Experimental and numerical evaluation of process parameters influencing thinning and springback in incremental squaring of thin-walled copper tubes
摘要
Thin-walled polygonal tubes, particularly seamless square profiles, are widely used in heat exchange and energy transport due to their favorable strength-to-weight ratio and assembly efficiency. However, conventional manufacturing routes remain costly and inflexible, and the deformation mechanisms in incremental tube forming (ITF)—especially thinning and springback in the XY and XZ planes during circular-to-square transformation—are not yet well quantified. This study investigates these mechanisms through full-factorial ITF experiments on thin-walled copper tubes using a three-axis CNC machine with a ball-tip tool over a 16 mm forming length, supported by explicit LS-DYNA shell simulations and quadratic response surface modelling. Numerical predictions show strong agreement with experimental measurements of both responses, with thickness prediction errors (MAPE) in the range of 4–5% and springback prediction errors below 3%, respectively, along with corresponding mean absolute error (MAE) values.
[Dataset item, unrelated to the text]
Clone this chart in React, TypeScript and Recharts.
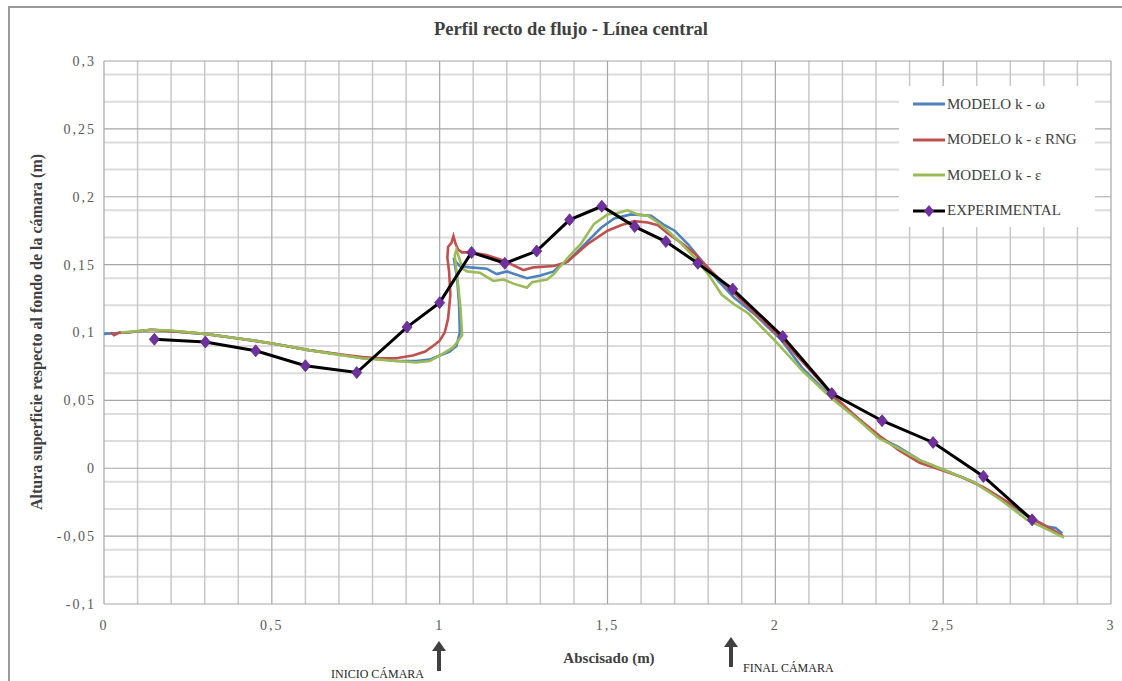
import React from 'react';
import { LineChart, Line, XAxis, YAxis, CartesianGrid } from 'recharts';

type Pt = { x: number; y: number };

// Perfil de superficie libre a lo largo de la línea central [abscisa (m), altura (m)]
const modeloKOmega: [number, number][] = [
  [0, 0.099], [0.03, 0.0995], [0.07, 0.1], [0.14, 0.102], [0.2, 0.101], [0.3, 0.099],
  [0.39, 0.096], [0.45, 0.094], [0.51, 0.0915], [0.61, 0.087], [0.7, 0.084], [0.77, 0.081],
  [0.82, 0.0805], [0.87, 0.079], [0.93, 0.079], [0.97, 0.08], [1.0, 0.083], [1.03, 0.086],
  [1.05, 0.09], [1.06, 0.1], [1.058, 0.12], [1.052, 0.14], [1.042, 0.155], [1.048, 0.152],
  [1.06, 0.149], [1.09, 0.148], [1.14, 0.147], [1.17, 0.143], [1.2, 0.145], [1.26, 0.14],
  [1.3, 0.142], [1.34, 0.145], [1.36, 0.15], [1.38, 0.152], [1.42, 0.162], [1.48, 0.177],
  [1.52, 0.184], [1.57, 0.187], [1.63, 0.186], [1.67, 0.179], [1.7, 0.175], [1.74, 0.165],
  [1.78, 0.153], [1.83, 0.138], [1.876, 0.126], [1.94, 0.113], [2.016, 0.095], [2.08, 0.074],
  [2.165, 0.053], [2.25, 0.036], [2.305, 0.023], [2.365, 0.016], [2.43, 0.006], [2.51, -0.002],
  [2.59, -0.01], [2.67, -0.022], [2.75, -0.035], [2.81, -0.043], [2.835, -0.044], [2.855, -0.048],
];

const modeloKEpsRng: [number, number][] = [
  [0.02, 0.1], [0.03, 0.098], [0.045, 0.1], [0.07, 0.1], [0.14, 0.102], [0.2, 0.101],
  [0.3, 0.099], [0.39, 0.096], [0.51, 0.0915], [0.61, 0.087], [0.7, 0.084], [0.77, 0.082],
  [0.82, 0.081], [0.87, 0.081], [0.92, 0.083], [0.957, 0.086], [0.98, 0.09], [1.0, 0.094],
  [1.015, 0.1], [1.025, 0.11], [1.032, 0.128], [1.028, 0.145], [1.023, 0.155], [1.025, 0.163],
  [1.035, 0.166], [1.041, 0.171], [1.048, 0.165], [1.055, 0.161], [1.067, 0.159], [1.09, 0.159],
  [1.14, 0.157], [1.19, 0.153], [1.25, 0.146], [1.28, 0.148], [1.34, 0.149], [1.38, 0.152],
  [1.44, 0.165], [1.5, 0.175], [1.54, 0.179], [1.58, 0.182], [1.62, 0.181], [1.65, 0.179],
  [1.68, 0.173], [1.72, 0.166], [1.76, 0.158], [1.81, 0.145], [1.86, 0.133], [1.92, 0.119],
  [2.016, 0.096], [2.09, 0.076], [2.17, 0.054], [2.25, 0.036], [2.31, 0.024], [2.37, 0.013],
  [2.43, 0.004], [2.49, -0.001], [2.55, -0.006], [2.62, -0.014], [2.7, -0.026], [2.77, -0.038],
  [2.83, -0.046], [2.857, -0.05],
];

const modeloKEps: [number, number][] = [
  [0.05, 0.1], [0.1, 0.101], [0.143, 0.102], [0.2, 0.1015], [0.3, 0.099], [0.39, 0.096],
  [0.45, 0.094], [0.51, 0.0915], [0.61, 0.087], [0.7, 0.0835], [0.77, 0.081], [0.82, 0.08],
  [0.87, 0.079], [0.93, 0.078], [0.97, 0.079], [1.0, 0.083], [1.04, 0.089], [1.067, 0.098],
  [1.062, 0.118], [1.055, 0.135], [1.047, 0.152], [1.045, 0.157], [1.05, 0.161], [1.058, 0.155],
  [1.068, 0.147], [1.082, 0.145], [1.12, 0.144], [1.16, 0.138], [1.19, 0.139], [1.22, 0.136],
  [1.26, 0.133], [1.275, 0.137], [1.32, 0.139], [1.34, 0.143], [1.36, 0.149], [1.4, 0.16],
  [1.42, 0.165], [1.46, 0.18], [1.5, 0.187], [1.53, 0.188], [1.56, 0.19], [1.59, 0.187],
  [1.62, 0.186], [1.65, 0.181], [1.68, 0.175], [1.71, 0.168], [1.76, 0.155], [1.8, 0.143],
  [1.84, 0.128], [1.876, 0.121], [1.92, 0.114], [2.01, 0.091], [2.08, 0.072], [2.17, 0.051],
  [2.25, 0.035], [2.31, 0.022], [2.365, 0.015], [2.43, 0.006], [2.51, -0.002], [2.59, -0.01],
  [2.67, -0.023], [2.75, -0.038], [2.81, -0.045], [2.86, -0.051],
];

const experimental: [number, number][] = [
  [0.15, 0.095], [0.302, 0.093], [0.452, 0.0865], [0.6, 0.0755], [0.753, 0.0705], [0.903, 0.104],
  [1.0, 0.122], [1.095, 0.159], [1.194, 0.151], [1.289, 0.16], [1.387, 0.183], [1.483, 0.193],
  [1.581, 0.178], [1.674, 0.167], [1.769, 0.151], [1.873, 0.132], [2.022, 0.097], [2.168, 0.055],
  [2.318, 0.035], [2.47, 0.019], [2.62, -0.006], [2.765, -0.038],
];

const xTicks = [0, 0.5, 1, 1.5, 2, 2.5, 3];
const yTicks = [-0.1, -0.05, 0, 0.05, 0.1, 0.15, 0.2, 0.25, 0.3];

const toPts = (arr: [number, number][]): Pt[] => arr.map(([x, y]) => ({ x, y }));

const series = [
  { name: 'MODELO k - ω', color: '#4f81bd', data: toPts(modeloKOmega) },
  { name: 'MODELO k - ε RNG', color: '#c0504d', data: toPts(modeloKEpsRng) },
  { name: 'MODELO k - ε', color: '#9bbb59', data: toPts(modeloKEps) },
];
const expSeries = { name: 'EXPERIMENTAL', color: '#000000', data: toPts(experimental) };

// grid spacing: minor horizontals every 0.01, verticals every 0.1
const minorY: number[] = [];
for (let i = -10; i <= 30; i++) if (i % 5 !== 0) minorY.push(i / 100);
const vertY: number[] = [];
for (let i = 0; i <= 30; i++) if (i % 5 !== 0) vertY.push(i / 10);

const fmt = (v: number) => String(parseFloat(v.toFixed(2))).replace('.', ',');

const serif = '"Liberation Serif", "Times New Roman", serif';
const tickStyle = { fill: '#595959', fontSize: 14, fontFamily: serif, letterSpacing: 2 };

const Diamond = (props: any) => {
  const { cx, cy, index } = props;
  if (cx == null || cy == null) return <g key={`e-${index}`} />;
  const r = 6;
  return (
    <polygon
      key={`d-${index}`}
      points={`${cx},${cy - r} ${cx + r - 1},${cy} ${cx},${cy + r} ${cx - r + 1},${cy}`}
      fill="#7030a0"
      stroke="#5a2a80"
      strokeWidth={0.8}
    />
  );
};

const Arrow = ({ left, top }: { left: number; top: number }) => (
  <svg style={{ position: 'absolute', left: left - 8, top }} width={16} height={30}>
    <polygon points="8,0 15,10 10,10 10,30 6,30 6,10 1,10" fill="#404040" />
  </svg>
);

export default function App() {
  return (
    <div style={{ position: 'absolute', left: 0, top: 0, width: 1122, height: 681, background: '#fff', overflow: 'hidden', fontFamily: serif }}>
      <div style={{ position: 'absolute', left: 8, top: 6, width: 1140, height: 720, border: '2px solid #9a9a9a' }} />
      <div style={{ position: 'absolute', left: 10, width: 1122, top: 19, textAlign: 'center', fontSize: 18.5, fontWeight: 'bold', color: '#404040' }}>
        Perfil recto de flujo - Línea central
      </div>
      <LineChart width={1122} height={681} margin={{ top: 61, right: 11, bottom: 0, left: 0 }} style={{ position: 'absolute', left: 0, top: 0 }}>
        <CartesianGrid horizontalValues={minorY} vertical={false} stroke="#dcdcdc" strokeWidth={2} />
        <CartesianGrid verticalValues={vertY} horizontal={false} stroke="#c8c8c8" strokeWidth={1.5} />
        <CartesianGrid horizontalValues={yTicks} verticalValues={xTicks} stroke="#a6a6a6" strokeWidth={1.2} />
        <XAxis
          type="number"
          dataKey="x"
          domain={[0, 3]}
          ticks={xTicks}
          tickFormatter={fmt}
          tick={tickStyle}
          tickLine={false}
          tickSize={0}
          tickMargin={16}
          axisLine={false}
          height={77}
          allowDuplicatedCategory={false}
        />
        <YAxis
          type="number"
          dataKey="y"
          domain={[-0.1, 0.3]}
          ticks={yTicks}
          tickFormatter={fmt}
          tick={tickStyle}
          tickLine={false}
          tickSize={0}
          tickMargin={8}
          axisLine={false}
          width={104}
        />
        {series.map((s) => (
          <Line
            key={s.name}
            data={s.data}
            dataKey="y"
            name={s.name}
            type="linear"
            stroke={s.color}
            strokeWidth={2.6}
            dot={false}
            isAnimationActive={false}
          />
        ))}
        <Line
          data={expSeries.data}
          dataKey="y"
          name={expSeries.name}
          type="linear"
          stroke={expSeries.color}
          strokeWidth={3}
          dot={Diamond}
          isAnimationActive={false}
        />
      </LineChart>

      {/* axis titles */}
      <div style={{ position: 'absolute', left: 37, top: 332, transform: 'translate(-50%, -50%) rotate(-90deg)', whiteSpace: 'nowrap', fontSize: 16, fontWeight: 'bold', color: '#404040' }}>
        Altura superficie respecto al fondo de la cámara (m)
      </div>
      <div style={{ position: 'absolute', left: 609, top: 658, transform: 'translate(-50%, -50%)', whiteSpace: 'nowrap', fontSize: 15, fontWeight: 'bold', color: '#404040' }}>
        Abscisado (m)
      </div>

      {/* legend */}
      <div style={{ position: 'absolute', left: 899, top: 86, width: 196, height: 141, background: '#fff' }}>
        {[...series, expSeries].map((s, i) => (
          <div key={s.name} style={{ position: 'absolute', left: 14, top: 18 + i * 35.5 - 9, height: 18, display: 'flex', alignItems: 'center' }}>
            <svg width={34} height={14}>
              <line x1={0} y1={7} x2={32} y2={7} stroke={s.color} strokeWidth={3} />
              {s === expSeries && <polygon points="16,1 21,7 16,13 11,7" fill="#7030a0" />}
            </svg>
            <span style={{ fontSize: 15, color: '#404040', whiteSpace: 'nowrap' }}>{s.name}</span>
          </div>
        ))}
      </div>

      {/* camera start / end markers */}
      <Arrow left={439} top={641} />
      <div style={{ position: 'absolute', left: 331, top: 667, fontSize: 12, color: '#262626', whiteSpace: 'nowrap' }}>INICIO CÁMARA</div>
      <Arrow left={731} top={637} />
      <div style={{ position: 'absolute', left: 743, top: 661, fontSize: 12, color: '#262626', whiteSpace: 'nowrap' }}>FINAL CÁMARA</div>
    </div>
  );
}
Statistical analysis reveals a clear hierarchy of process influence: maximum thinning is governed primarily by axial feed, whereas springback exhibits nonlinear multivariate behavior dominated by radial feed, followed by axial feed and tool velocity, with significant interaction effects. The quadratic models, highly predictive for springback and sufficiently accurate for thinning, enable desirability-based multi-objective optimization, identifying 650 mm/min velocity, 0.35 mm axial feed, and 0.25 mm radial feed as an optimal operating condition. This parameter set limits thinning to approximately 0.45, reduces springback in both planes to 0.69 and 0.60, and achieves an overall desirability of nearly 0.7, thereby establishing a validated process window for defect-sensitive ITF of square tubes.